begin

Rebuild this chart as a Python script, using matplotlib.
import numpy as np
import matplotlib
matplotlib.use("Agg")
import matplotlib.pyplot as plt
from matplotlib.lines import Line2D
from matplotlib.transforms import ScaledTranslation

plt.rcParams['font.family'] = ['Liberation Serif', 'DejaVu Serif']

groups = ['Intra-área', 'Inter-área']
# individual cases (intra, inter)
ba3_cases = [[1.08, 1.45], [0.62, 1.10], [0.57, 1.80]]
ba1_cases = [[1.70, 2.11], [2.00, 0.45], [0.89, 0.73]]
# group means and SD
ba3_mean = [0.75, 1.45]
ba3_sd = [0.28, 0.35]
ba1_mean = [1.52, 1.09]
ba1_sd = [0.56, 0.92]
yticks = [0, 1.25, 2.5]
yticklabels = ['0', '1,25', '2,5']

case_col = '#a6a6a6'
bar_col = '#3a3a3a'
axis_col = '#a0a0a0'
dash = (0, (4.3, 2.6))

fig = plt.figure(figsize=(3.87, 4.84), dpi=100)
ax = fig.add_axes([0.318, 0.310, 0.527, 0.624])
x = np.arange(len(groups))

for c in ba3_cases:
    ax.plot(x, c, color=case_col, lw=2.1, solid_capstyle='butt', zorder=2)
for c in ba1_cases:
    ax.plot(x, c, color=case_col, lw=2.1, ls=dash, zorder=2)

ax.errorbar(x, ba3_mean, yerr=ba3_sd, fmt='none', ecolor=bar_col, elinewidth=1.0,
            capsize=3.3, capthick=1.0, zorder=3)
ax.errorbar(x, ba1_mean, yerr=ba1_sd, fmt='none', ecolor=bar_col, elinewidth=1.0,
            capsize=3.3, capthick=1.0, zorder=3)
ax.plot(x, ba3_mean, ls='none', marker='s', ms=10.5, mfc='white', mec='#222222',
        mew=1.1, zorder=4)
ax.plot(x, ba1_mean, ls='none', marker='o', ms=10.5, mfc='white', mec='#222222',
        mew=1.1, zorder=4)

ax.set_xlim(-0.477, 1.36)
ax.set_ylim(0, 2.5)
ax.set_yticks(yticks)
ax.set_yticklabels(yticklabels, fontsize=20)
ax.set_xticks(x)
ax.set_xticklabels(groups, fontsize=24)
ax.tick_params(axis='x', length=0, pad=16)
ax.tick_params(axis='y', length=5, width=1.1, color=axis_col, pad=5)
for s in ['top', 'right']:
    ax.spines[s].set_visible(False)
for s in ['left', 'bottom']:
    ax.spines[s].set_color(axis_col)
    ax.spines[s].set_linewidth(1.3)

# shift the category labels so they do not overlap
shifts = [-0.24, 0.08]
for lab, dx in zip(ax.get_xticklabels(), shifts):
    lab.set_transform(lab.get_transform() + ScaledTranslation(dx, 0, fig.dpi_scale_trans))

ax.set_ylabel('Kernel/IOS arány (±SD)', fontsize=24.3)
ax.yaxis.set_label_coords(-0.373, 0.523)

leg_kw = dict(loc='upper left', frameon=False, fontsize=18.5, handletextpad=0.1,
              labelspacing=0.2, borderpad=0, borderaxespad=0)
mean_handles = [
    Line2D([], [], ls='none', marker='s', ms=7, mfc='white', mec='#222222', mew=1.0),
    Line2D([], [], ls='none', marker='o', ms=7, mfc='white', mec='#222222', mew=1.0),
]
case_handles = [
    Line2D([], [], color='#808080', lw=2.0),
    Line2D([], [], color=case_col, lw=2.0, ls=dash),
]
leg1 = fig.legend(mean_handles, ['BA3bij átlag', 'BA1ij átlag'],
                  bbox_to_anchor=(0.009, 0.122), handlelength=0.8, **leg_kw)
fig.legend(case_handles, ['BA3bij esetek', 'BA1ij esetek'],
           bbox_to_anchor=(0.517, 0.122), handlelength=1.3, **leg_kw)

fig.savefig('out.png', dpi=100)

end

#### What you have to do
Restate the listing exactly, starting at its first line and ending at the line where "plt.rcParams['font.family'] = ['Liberation" occurs; include both and no other lines.

#### Expected answer
Rebuild this chart as a Python script, using matplotlib.
import numpy as np
import matplotlib
matplotlib.use("Agg")
import matplotlib.pyplot as plt
from matplotlib.lines import Line2D
from matplotlib.transforms import ScaledTranslation

plt.rcParams['font.family'] = ['Liberation Serif', 'DejaVu Serif']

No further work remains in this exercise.